10 Responses to “Once Again Degrading Free Speech In The Service Of Buying Elections”

  1. steadystate says:

    So, as the pendulum swings, it will swing back eventually. The same contempt and distrust that people have for the government will be concentrated on the large businesses and corporations that could buy elections. Why people have so much faith in corporations OR government is beyond me, I generally distrust both.

  2. merkin says:

    The Court’s Chamber of Commerce pleasing rulings become more threadbare with each new one. What they have said with this ruling is that not only do corporations and the wealthy have the constitutional right to more free speech than people who have less money, that right to steamroller elections should be protected from any government attempts to prevent it. In other words, it is Citizen’s United on steroids.

  3. rudi says:

    Will the chirping crickets admit that the Roberts Court is now an activist Corporate Conservative court.

  4. merkin says:

    Why people have so much faith in corporations OR government is beyond me, I generally distrust both.

    I have often asked people on this forum why should we listen to corporate executive’s views on public policies. By law they are required to pursue any and every course possible to maximize profits for their stockholders. Not to provide for the general welfare of the nation. Not to do what is best for the long term interests of the country. They are legally charged to do one and only one thing, produce profits for their shareholders.

    This is why we must seriously discount and should largely ignore their policy recommendations. By law those policies can have only one objective, to produce more profits for their shareholders.

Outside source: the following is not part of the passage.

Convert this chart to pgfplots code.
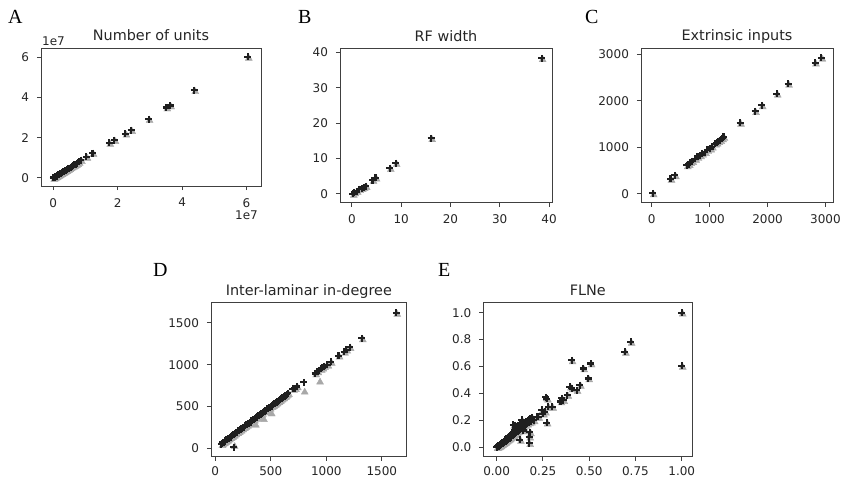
\documentclass[border=0pt]{standalone}
\usepackage{pgfplots}
\pgfplotsset{compat=1.18}
\usepackage{pgfplotstable}
\usepackage{fontspec}
\setmainfont{DejaVu Sans}
\newfontfamily\letterfont{Liberation Serif}
\definecolor{txt}{HTML}{262626}
\definecolor{gmark}{HTML}{A8A8A8}

\pgfplotstableread{
x y
0.00 0.00
0.02 0.02
0.04 0.03
0.06 0.06
0.08 0.08
0.10 0.09
0.13 0.12
0.16 0.15
0.19 0.18
0.22 0.21
0.25 0.24
0.28 0.27
0.31 0.30
0.34 0.33
0.37 0.36
0.40 0.39
0.43 0.42
0.46 0.45
0.50 0.49
0.54 0.53
0.58 0.57
0.62 0.61
0.66 0.65
0.70 0.69
0.74 0.74
0.79 0.80
0.86 0.88
1.03 1.05
1.22 1.24
1.74 1.74
1.90 1.88
2.24 2.20
2.42 2.38
2.96 2.93
3.51 3.50
3.63 3.60
4.38 4.36
6.04 6.02
}\dataA

\pgfplotstableread{
x y
0.2 0.0
0.5 0.4
1.0 0.8
1.5 1.3
2.0 1.6
2.4 1.9
2.8 2.2
4.2 3.9
4.8 4.6
7.7 7.3
8.9 8.7
16.1 15.7
38.5 38.3
}\dataB

\pgfplotstableread{
x y
17 5
325 320
400 395
605 610
640 635
665 680
700 700
750 750
790 790
835 825
870 860
920 895
960 940
1010 970
1040 1010
1095 1075
1120 1100
1150 1130
1185 1150
1215 1190
1240 1220
1525 1525
1785 1775
1900 1900
2160 2150
2355 2365
2820 2820
2930 2925
}\dataC

\pgfplotstableread{
x yb yg
55 50 50
62 58 58
70 72 72
78 74 74
85 88 88
92 90 90
100 103 103
108 104 104
115 118 118
122 120 120
130 133 133
138 134 134
145 148 148
152 150 150
160 163 163
166 15 40
168 164 164
175 178 178
182 180 180
190 193 193
198 194 194
205 208 208
212 210 210
220 223 223
228 224 224
235 238 238
242 240 240
250 253 253
258 254 254
265 268 268
272 270 270
280 283 283
288 284 284
295 298 298
302 300 300
310 313 313
318 314 314
325 328 328
332 330 330
340 343 343
348 344 344
357 360 294
365 364 364
372 375 375
380 378 378
390 393 393
398 394 394
405 408 408
412 410 410
420 423 423
430 428 361
438 441 441
445 444 444
452 455 455
460 458 458
468 471 471
475 474 474
482 485 485
490 488 488
500 503 429
508 506 506
515 518 518
522 520 520
530 533 533
538 536 536
545 548 548
552 550 550
560 563 563
568 566 566
575 578 578
582 580 580
590 593 593
598 596 596
605 608 608
612 610 610
620 623 623
628 626 626
635 638 638
645 650 650
655 660 660
700 712 712
718 720 720
735 740 740
797 790 690
900 895 895
920 920 920
935 935 810
950 950 950
965 965 965
980 985 985
1010 1000 1000
1040 1035 1035
1110 1110 1110
1160 1155 1155
1180 1180 1180
1210 1210 1210
1320 1315 1315
1630 1620 1620
}\dataD

\pgfplotstableread{
x y
0.000 0.000
0.003 0.005
0.005 0.002
0.008 0.010
0.010 0.006
0.012 0.015
0.015 0.010
0.018 0.020
0.020 0.014
0.022 0.026
0.025 0.020
0.028 0.030
0.030 0.024
0.033 0.038
0.035 0.030
0.038 0.042
0.040 0.035
0.043 0.050
0.045 0.040
0.048 0.055
0.050 0.046
0.053 0.062
0.055 0.050
0.058 0.068
0.060 0.056
0.063 0.075
0.065 0.062
0.068 0.080
0.070 0.066
0.073 0.088
0.075 0.072
0.078 0.095
0.080 0.078
0.083 0.100
0.085 0.085
0.088 0.108
0.090 0.090
0.093 0.115
0.095 0.095
0.098 0.125
0.100 0.100
0.103 0.135
0.105 0.110
0.108 0.145
0.110 0.115
0.113 0.155
0.115 0.120
0.118 0.160
0.120 0.125
0.125 0.170
0.128 0.135
0.130 0.180
0.135 0.145
0.140 0.160
0.145 0.150
0.150 0.180
0.155 0.165
0.160 0.190
0.165 0.175
0.170 0.200
0.175 0.185
0.180 0.210
0.185 0.190
0.190 0.220
0.200 0.200
0.090 0.166
0.099 0.165
0.126 0.054
0.144 0.124
0.135 0.203
0.176 0.203
0.176 0.079
0.176 0.030
0.180 0.110
0.216 0.227
0.243 0.277
0.261 0.264
0.270 0.183
0.279 0.300
0.265 0.370
0.272 0.360
0.351 0.363
0.382 0.388
0.405 0.437
0.432 0.425
0.450 0.462
0.396 0.450
0.405 0.645
0.468 0.585
0.495 0.511
0.508 0.622
0.693 0.709
0.724 0.783
1.000 1.000
1.000 0.605
0.225 0.225
0.250 0.250
0.300 0.300
0.360 0.350
0.345 0.340
}\dataE

\pgfplotsset{
  every axis/.append style={
    scale only axis,
    axis line style={black!75, line width=0.9pt},
    tick align=outside,
    major tick length=4.2pt,
    tick style={black!75, line width=0.9pt},
    xtick pos=bottom, ytick pos=left,
    scaled ticks=false,
    /pgf/number format/assume math mode=true,
    /pgf/number format/1000 sep={},
    tick label style={font=\fontsize{12}{14}\selectfont, text=txt, inner sep=0pt},
    xticklabel style={anchor=north, yshift=-7.7pt},
    yticklabel style={anchor=east, xshift=-7.7pt},
    title style={at={(0.5,1)}, font=\fontsize{14.4}{16}\selectfont, text=txt, anchor=base, inner sep=0pt, yshift=1.3pt},
  },
  greym/.style={only marks, mark=triangle*, mark size=4pt, color=gmark, mark options={xshift=1pt, yshift=-1.5pt}},
  blackm/.style={only marks, mark=+, mark size=3.5pt, color=black!88, mark options={line width=2.1pt}},
}

\begin{document}
\begin{tikzpicture}
\path[use as bounding box] (0pt,-3pt) rectangle (841pt,476pt);

% A
\begin{axis}[at={(41pt,290pt)}, anchor=south west, width=220pt, height=138pt,
  title={Number of units},
  xmin=-0.38, xmax=6.45, ymin=-0.40, ymax=6.46,
  xtick={0,2,4,6}, ytick={0,2,4,6}]
\addplot[greym] table[x=x,y=y] {\dataA};
\addplot[blackm] table[x=x,y=y] {\dataA};
\end{axis}
\node[anchor=base west, inner sep=0pt, font=\fontsize{12}{14}\selectfont, text=txt] at (42pt,430.7pt) {1e7};
\node[anchor=base east, inner sep=0pt, font=\fontsize{12}{14}\selectfont, text=txt] at (258pt,256pt) {1e7};

% B
\begin{axis}[at={(340pt,273.3pt)}, anchor=south west, width=212pt, height=154pt,
  title={RF width},
  xmin=-2.4, xmax=40.6, ymin=-2.5, ymax=41,
  xtick={0,10,20,30,40}, ytick={0,10,20,30,40}]
\addplot[greym] table[x=x,y=y] {\dataB};
\addplot[blackm] table[x=x,y=y] {\dataB};
\end{axis}

% C
\begin{axis}[at={(641pt,273.3pt)}, anchor=south west, width=192pt, height=154.7pt,
  title={Extrinsic inputs},
  xmin=-185, xmax=3131, ymin=-194, ymax=3135,
  xtick={0,1000,2000,3000}, ytick={0,1000,2000,3000}]
\addplot[greym] table[x=x,y=y] {\dataC};
\addplot[blackm] table[x=x,y=y] {\dataC};
\end{axis}

% D
\begin{axis}[at={(211pt,19.5pt)}, anchor=south west, width=195.7pt, height=153.8pt,
  title={Inter-laminar in-degree},
  xmin=-38, xmax=1724, ymin=-97, ymax=1742,
  xtick={0,500,1000,1500}, ytick={0,500,1000,1500},
  xticklabel style={yshift=1.6pt}]
\addplot[greym] table[x=x,y=yg] {\dataD};
\addplot[blackm] table[x=x,y=yb] {\dataD};
\end{axis}

% E
\begin{axis}[at={(483.3pt,19.5pt)}, anchor=south west, width=209pt, height=153.8pt,
  title={FLNe},
  xmin=-0.072, xmax=1.057, ymin=-0.069, ymax=1.074,
  xtick={0,0.25,0.5,0.75,1}, ytick={0,0.2,0.4,0.6,0.8,1},
  xticklabel style={yshift=1.6pt, /pgf/number format/.cd, fixed, fixed zerofill, precision=2},
  yticklabel style={/pgf/number format/.cd, fixed, fixed zerofill, precision=1}]
\addplot[greym] table[x=x,y=y] {\dataE};
\addplot[blackm] table[x=x,y=y] {\dataE};
\end{axis}

% panel letters
\node[anchor=base west, inner sep=0pt, font=\letterfont\fontsize{20}{22}\selectfont] at (8pt,452pt) {A};
\node[anchor=base west, inner sep=0pt, font=\letterfont\fontsize{20}{22}\selectfont] at (298pt,452pt) {B};
\node[anchor=base west, inner sep=0pt, font=\letterfont\fontsize{20}{22}\selectfont] at (585pt,452pt) {C};
\node[anchor=base west, inner sep=0pt, font=\letterfont\fontsize{20}{22}\selectfont] at (153pt,199pt) {D};
\node[anchor=base west, inner sep=0pt, font=\letterfont\fontsize{20}{22}\selectfont] at (438pt,199pt) {E};
\end{tikzpicture}
\end{document}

    This is why we should have more faith in government than in corporations. We are the government, unless we continue to sell it to the corporations.

  5. DLS says:

    Why should government fund any candidate?

    Why should government fund some candidates, but not others?

    That’s what you have to ask.

  6. JSpencer says:

    I have no problem asking that question, but it’s secondary to the question of whether a mercenary govt was ever the intention of the founders.

  7. jdledell says:

    Generally speaking it’s a fact that the more money you spend on an election the better your chances of winning. Not always – but most of the time.

    If the public decides it wants a more even approach between candidates in an election so that policy provisions can come to the forefront why should that be outlawed? I thought we lived in a Democracy.

    The expression ” money is the mother’s milk of politics” is becoming more true by the month with the Citizens United decision and now this. I can see the day in the not too near future when candidates favored by corporations and moneyed interests outspend normal candidates by a factor of 100 or 1000 to one.

  8. DaGoat says:

    Justice Elena Kagan’s view that “What the law does — all the law does — is fund more speech.”

    Have to agree with Kagen here. I think the Roberts court screwed up on this one.

    On merkin’s comments on why we should listen to corporate executive views, the best response is that it’s inconsistent to love employment and hate employers, and corporations are employers. The government must facilitate business while at the same time regulating it adequately. The government cannot treat corporations as an enemy, there has to be an uneasy alliance. That alliance is heavily and continually flawed and should be improved, but it has to exist.

  9. DLS says:

    J. Spencer: The questions I asked were crucial, whereas you asked merely a rhetorical question about what doesn’t exist.

    DaGoat is onto one thing, which Kagan hints at identifying: what the state was doing was engaging in affirmative action for campaigns. That may be nice in theory, but why should you have to spend you own money while your competitor gets subsidized (by you, among others)?

    (Fans of “alternative transportation,” i.e., substitutes for and competitors with the automobile, have asked this question when discussing the railroads and railroading. The competition was and is heavily subsidized publically. Perhaps this may help…)

  10. DLS says:

    DaGoat wrote:

    The government must facilitate business while at the same time regulating it adequately. The government cannot treat corporations as an enemy, there has to be an uneasy alliance. That alliance is heavily and continually flawed and should be improved, but it has to exist.

    It’s like police and “civilians” every day in our lives. Do we want cops to think and act as though there are only cops and scum? Yet lefties view business and businesspeople as scum and want them to be treated that way — while expecting them to be vast sources of tax revenue as if they’ll accept any and all treatment(!).